2. Il messaggio di Gesù promuove il corag­gio della non violenza. I Padri della Chiesa, che hanno commentato a lungo il brano evangelico delle beatitudini, vedono la mitezza proprio come la rinuncia alla violenza, alla vendetta, allo spirito vendicativo.

 

3. E importante coltivare in tutto lo spirito di dolcezza, di mitezza e di pace. Mitezza è anche capacità di credere nella forza trasformante dell'amicizia.

 

 

Tre propositi

 

1. Non voler aver sempre l'ultima parola nelle discussioni.

Talora non ci rassegniamo a che sia l'altro a concludere il discorso e vogliamo per noi la bat­tuta finale. Sarebbe bello imparare la beatitudine di chi, a un certo punto, sa tacere nell'umiltà la­sciando che l'altro magari prevalga, perché non è poi così importante spuntarla.

 

2. Non rispondere al male col male.

Per 'male' non intendo soltanto le violenze fi­siche ma pure quelle piccole malignità della con­versazione a cui noi siamo spesso tentati di ri­spondere con altrettante piccole cattiverie; tutte le insinuazioni a cui vorremmo rispondere con altrettante insinuazioni; tutte le piccole allusioni offensive, che infiorano purtroppo il nostro par­lare e quello altrui, a cui siamo tentati di replicare con altre allusioni offensive.

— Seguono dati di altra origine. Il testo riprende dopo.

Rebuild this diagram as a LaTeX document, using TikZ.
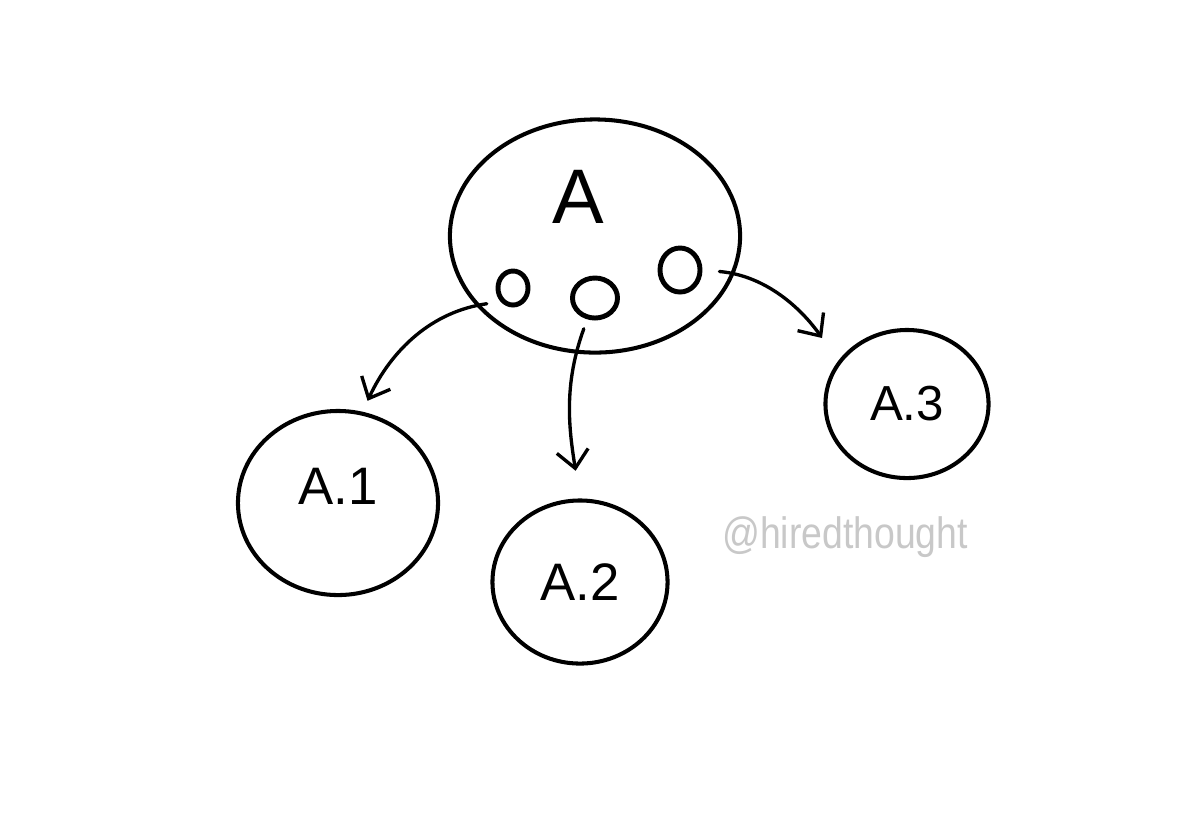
\documentclass[tikz,border=0pt]{standalone}
\usepackage{fontspec}
\setmainfont{Liberation Sans}
\usepackage{xcolor}
\usetikzlibrary{arrows.meta,shapes.geometric}
\definecolor{taggray}{HTML}{C8C8C8}

\begin{document}
\begin{tikzpicture}[x=0.01cm,y=-0.01cm,>={Straight Barb[length=5pt,width=9pt]},
  blob/.style={draw,ellipse,line width=1.15pt,inner sep=0pt},
  dot/.style={draw,ellipse,line width=1.4pt,inner sep=0pt},
  lbl/.style={inner sep=0pt,font=\fontsize{15}{15}\selectfont},
  link/.style={->,line width=0.95pt,line cap=round}]
\useasboundingbox (0,0) rectangle (1200,826);
\node[blob,minimum width=2.9cm,minimum height=2.33cm] (A) at (595,236) {};
\node[lbl,font=\fontsize{22}{22}\selectfont] (Atxt) at (578,197) {A};
\node[dot,minimum width=0.30cm,minimum height=0.34cm] (o1) at (513,288) {};
\node[dot,minimum width=0.45cm,minimum height=0.40cm] (o2) at (595,298) {};
\node[dot,minimum width=0.40cm,minimum height=0.44cm] (o3) at (680,270) {};
\node[blob,minimum width=2.0cm,minimum height=1.84cm,lbl] (A1) at (338,503) {\raisebox{1.2ex}{A.1}};
\node[blob,minimum width=1.75cm,minimum height=1.63cm,lbl] (A2) at (580,582) {A.2};
\node[blob,minimum width=1.63cm,minimum height=1.48cm,lbl,font=\fontsize{14}{14}\selectfont] (A3) at (907,404) {A.3};
\node[inner sep=0pt,text=taggray,font=\fontsize{12.5}{12.5}\selectfont,xscale=0.85,transform shape] (tag) at (845,537) {@hiredthought};
% links from the sub-circles
\draw[link,shorten <=0.14cm,shorten >=0.12cm] (o1.south west) to[out=188,in=65] (A1.75);
\draw[link,shorten <=0.1cm,shorten >=0.28cm] (o2.-110) to[out=250,in=99] (A2.north);
\draw[link,shorten <=0.17cm,shorten >=0.28cm] (o3.east) to[out=-5,in=125] (A3.148);
\end{tikzpicture}
\end{document}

Tutto ciò va contro la mitezza cristiana, con­tro lo spirito di pace, contro l'umiltà vera; offu­sca il cuore, aggrava la mente, impedisce la pre­ghiera, riempie la fantasia di emozioni confuse e pesanti.

Spesso non sappiamo pregare proprio perché non ci siamo trattenuti dal dire, nella conversa­zione, una malignità, dal fare un'allusione pun­gente, dal dare un giudizio che ci fa apparire superiori agli altri. In tal modo, non godremo mai della beatitudine della mitezza.

 

3. Infine, per vivere la mitezza, occorre una grande attenzione a coloro che sono più deboli, che sono dei miti per natura perché incapaci di difendersi.